The prime minister said that the $5 bonuses are already costing the government money it doesn’t really have. The bonuses would require more money each month than the government’s “reserves” can handle, he said. “So we have to cut 70 percent of the government officials’ salaries in order to maintain the reserve budget,” Hun Sen said.

The government proposed Friday to cut the salaries of top officials by 70 percent to close the income gap between them and the teachers but did not offer a raise. Some officials make more than $2,000 a month. The offer was rejected by the teachers.

Students have repeatedly ex­pressed support for their instructors and have complained that most teachers, busy with other part-time jobs, do not have time to properly prepare for classes.

On Monday, Institute of Tech­nology students rallied and burned tires in support of their teachers, although their teachers should be returning to work today because their program is controlled by the French government.

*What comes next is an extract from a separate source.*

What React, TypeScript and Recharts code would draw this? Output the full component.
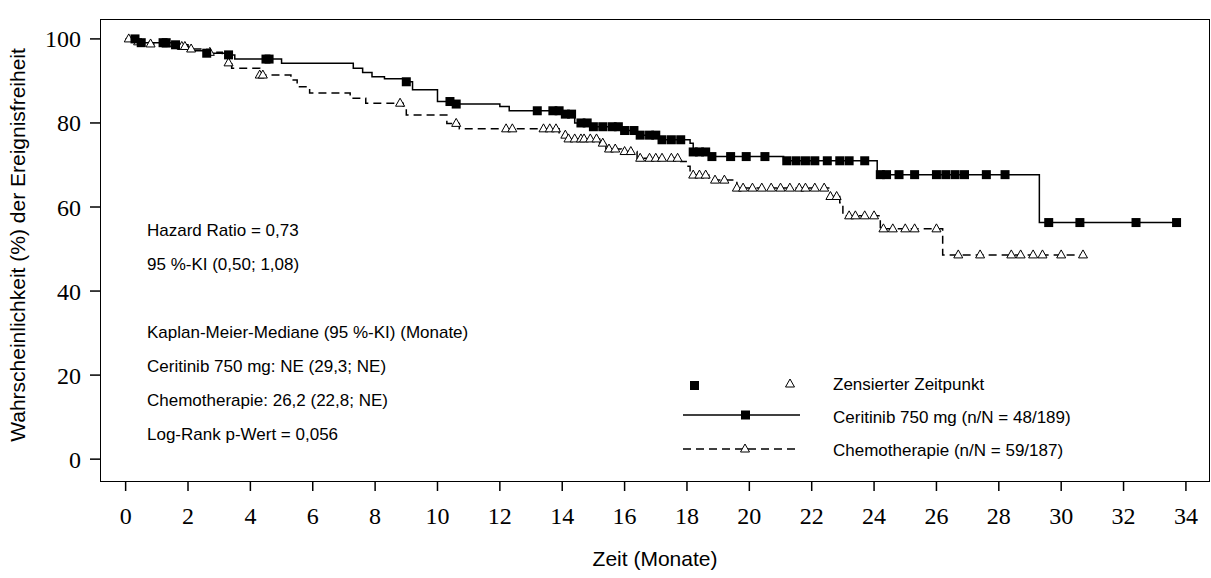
import React from "react";
import { ComposedChart, Line, Scatter, XAxis, YAxis } from "recharts";

const ceritinibSteps: [number, number][] = [[0,100],[0.5,99.1],[1.6,98.6],[2,97.2],[2.6,96.6],[3.3,96.2],[3.5,95.2],[5,94.2],[7.3,93],[7.6,92],[7.9,91],[8.3,90.5],[9.0,89.8],[9.2,87.9],[10,85.1],[10.6,84.5],[12.0,83.9],[12.3,82.9],[14.1,82.1],[14.4,80],[14.9,79.1],[15.9,78.2],[16.4,77.1],[17.1,76],[18.1,75.2],[18.2,73.1],[18.7,72],[21.1,71],[24.1,67.7],[29.3,56.3],[33.7,56.3]];
const chemoSteps: [number, number][] = [[0,100],[0.4,99.3],[0.8,98.8],[1.5,98.2],[2,97.6],[2.6,96.8],[3.1,95.8],[3.3,94.3],[3.4,93],[4.3,91.4],[5.3,90.2],[5.5,88.6],[5.9,87.1],[7.2,85.9],[7.7,84.7],[8.9,84],[9.0,81.9],[10.3,79.9],[10.7,78.6],[13.9,77.1],[14.2,76.2],[15.2,75.2],[15.4,73.8],[15.9,73.2],[16.4,71.6],[17.8,70.8],[18.0,69.7],[18.1,67.6],[18.7,66.4],[19.6,64.5],[22.6,62.5],[22.9,61],[23.0,57.9],[24.2,54.8],[26.2,48.6],[30.6,48.6]];
const ceritinibCensor = [0.3,0.5,1.2,1.3,1.6,2.6,3.3,4.5,4.6,9.0,10.4,10.6,13.2,13.7,13.9,14.1,14.3,14.6,14.8,15,15.3,15.6,15.8,16.0,16.3,16.5,16.8,17.0,17.2,17.5,17.8,18.2,18.4,18.6,18.8,19.4,19.9,20.5,21.2,21.5,21.8,22.1,22.5,22.9,23.2,23.7,24.2,24.4,24.8,25.3,26.0,26.3,26.6,26.9,27.6,28.2,29.6,30.6,32.4,33.7];
const chemoCensor = [0.1,0.4,0.8,1.3,1.8,1.9,2.1,2.7,3.3,4.3,4.4,8.8,10.6,12.2,12.4,13.4,13.6,13.8,14.1,14.2,14.4,14.6,14.7,14.9,15.1,15.3,15.5,15.7,16.0,16.2,16.5,16.8,17.0,17.2,17.5,17.7,18.2,18.4,18.6,18.9,19.2,19.6,19.8,20.1,20.4,20.7,21.0,21.3,21.6,21.8,22.1,22.4,22.6,22.8,23.2,23.4,23.7,24.0,24.3,24.6,25.0,25.3,26.0,26.7,27.4,28.4,28.7,29.1,29.4,30.0,30.7];
const xTicks = [0,2,4,6,8,10,12,14,16,18,20,22,24,26,28,30,32,34];
const yTicks = [0,20,40,60,80,100];
const annotations = ["Hazard Ratio = 0,73","95 %-KI (0,50; 1,08)","","Kaplan-Meier-Mediane (95 %-KI) (Monate)","Ceritinib 750 mg: NE (29,3; NE)","Chemotherapie: 26,2 (22,8; NE)","Log-Rank p-Wert = 0,056"];
const legendLabels = ["Zensierter Zeitpunkt","Ceritinib 750 mg (n/N = 48/189)","Chemotherapie (n/N = 59/187)"];

const toData = (s: [number, number][]) => s.map(([t, v]) => ({ t, v }));
const valueAt = (s: [number, number][], t: number) => {
  let v = s[0][1];
  for (const [tt, vv] of s) if (tt <= t) v = vv;
  return v;
};
const cerData = toData(ceritinibSteps);
const chemoData = toData(chemoSteps);
const cerCens = ceritinibCensor.map((t) => ({ t, v: valueAt(ceritinibSteps, t) }));
const chemoCens = chemoCensor.map((t) => ({ t, v: valueAt(chemoSteps, t) }));

const Square = (p: any) => <rect x={p.cx - 4.5} y={p.cy - 4.5} width={9} height={9} fill="#000" />;
const Tri = (p: any) => (
  <path d={`M${p.cx},${p.cy - 5} L${p.cx + 4.5},${p.cy + 3} L${p.cx - 4.5},${p.cy + 3} Z`} fill="#fff" stroke="#000" strokeWidth={1} />
);

const sans = "'Liberation Sans', Arial, sans-serif";
const serif = "'Liberation Serif', 'Times New Roman', serif";

export default function App() {
  return (
    <div style={{ position: "absolute", left: 0, top: 0, width: 1211, height: 578, background: "#fff" }}>
      <ComposedChart width={1211} height={578} margin={{ top: 20, right: 2, bottom: 0, left: 0 }}>
        <XAxis type="number" dataKey="t" domain={[-0.79, 34.74]} ticks={xTicks} allowDataOverflow
          height={97} tickSize={10} tickMargin={16} axisLine={false}
          tick={{ fontFamily: serif, fontSize: 24, fill: "#000" }} tickLine={{ stroke: "#000", strokeWidth: 1.5 }}
          label={{ value: "Zeit (Monate)", position: "insideBottom", offset: 12, style: { fontFamily: sans, fontSize: 21, fill: "#000" } }} />
        <YAxis type="number" dataKey="v" domain={[-5.2, 104.5]} ticks={yTicks} allowDataOverflow
          width={101} tickSize={11} tickMargin={9} axisLine={false}
          tick={{ fontFamily: serif, fontSize: 24, fill: "#000" }} tickLine={{ stroke: "#000", strokeWidth: 1.5 }} />
        <Line data={chemoData} dataKey="v" type="stepAfter" stroke="#000" strokeWidth={1.5} strokeDasharray="8 5" dot={false} isAnimationActive={false} />
        <Line data={cerData} dataKey="v" type="stepAfter" stroke="#000" strokeWidth={1.5} dot={false} isAnimationActive={false} />
        <Scatter data={chemoCens} dataKey="v" shape={Tri} isAnimationActive={false} />
        <Scatter data={cerCens} dataKey="v" shape={Square} isAnimationActive={false} />
      </ComposedChart>
      <div style={{ position: "absolute", left: 100, top: 19, width: 1108, height: 461, border: "1.5px solid #000", pointerEvents: "none" }} />
      <div style={{ position: "absolute", left: 147, top: 214, fontFamily: sans, fontSize: 17, lineHeight: "34px", color: "#000" }}>
        {annotations.map((a, i) => <div key={i} style={{ height: 34 }}>{a}</div>)}
      </div>
      <svg style={{ position: "absolute", left: 0, top: 0 }} width={1211} height={578}>
        <text x={0} y={0} transform="translate(25,245) rotate(-90)" textAnchor="middle" fontFamily={sans} fontSize={21} fill="#000">
          Wahrscheinlichkeit (%) der  Ereignisfreiheit
        </text>
        <rect x={690} y={381} width={9} height={9} fill="#000" />
        <path d="M790,379 L794.5,387 L785.5,387 Z" fill="#fff" stroke="#000" />
        <line x1={683} y1={415} x2={800} y2={415} stroke="#000" strokeWidth={1.5} />
        <rect x={741} y={410.5} width={9} height={9} fill="#000" />
        <line x1={683} y1={449} x2={800} y2={449} stroke="#000" strokeWidth={1.5} strokeDasharray="8 5" />
        <path d="M745,444 L749.5,452 L740.5,452 Z" fill="#fff" stroke="#000" />
        {legendLabels.map((l, i) => (
          <text key={i} x={833} y={390 + i * 33} fontFamily={sans} fontSize={17} fill="#000">{l}</text>
        ))}
      </svg>
    </div>
  );
}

Teachers said the students validate their efforts. “Our strike is stronger because it is supported by the students,” said Ly Phat­sem, professor of math at the Royal University of Phnom Penh.

At Sisowath High School, teachers sitting outside Wednes­day said they would continue to strike even though they know the government does not have any money to pay for raises. And teachers at Yukhonthor High School said their strike was still on because they could not survive on what they’re paid them.

“Our salary is spent in only five days,” said math teacher Ra Vuth. “Electricity, water, gasoline, food for our families, have all gone up.”

Hun Sen apologized to the teachers and said that if the government had the money, then their salaries would be higher.

“The main problem is that we have no money,” Hun Sen said. “I talked to [Finance Minister] Keat Chhon and checked with the National Treasury, and they replied that we have no money.”

He said international donors could be no help either. “If we requested loans…just to raise salaries of civil servants, they would reject it.”

Teacher representatives met with Tol Lah, the education minister, on Tuesday with no result.

The protests, in their second week, have been peaceful, with students and teachers burning tires and waving placards. How­ever, some teachers say they had been threatened by their bosses.

It is unclear how many teachers remain on strike. Teachers in at least 12 provinces were on strike at some point, according to reports gathered by local rights group, Licadho.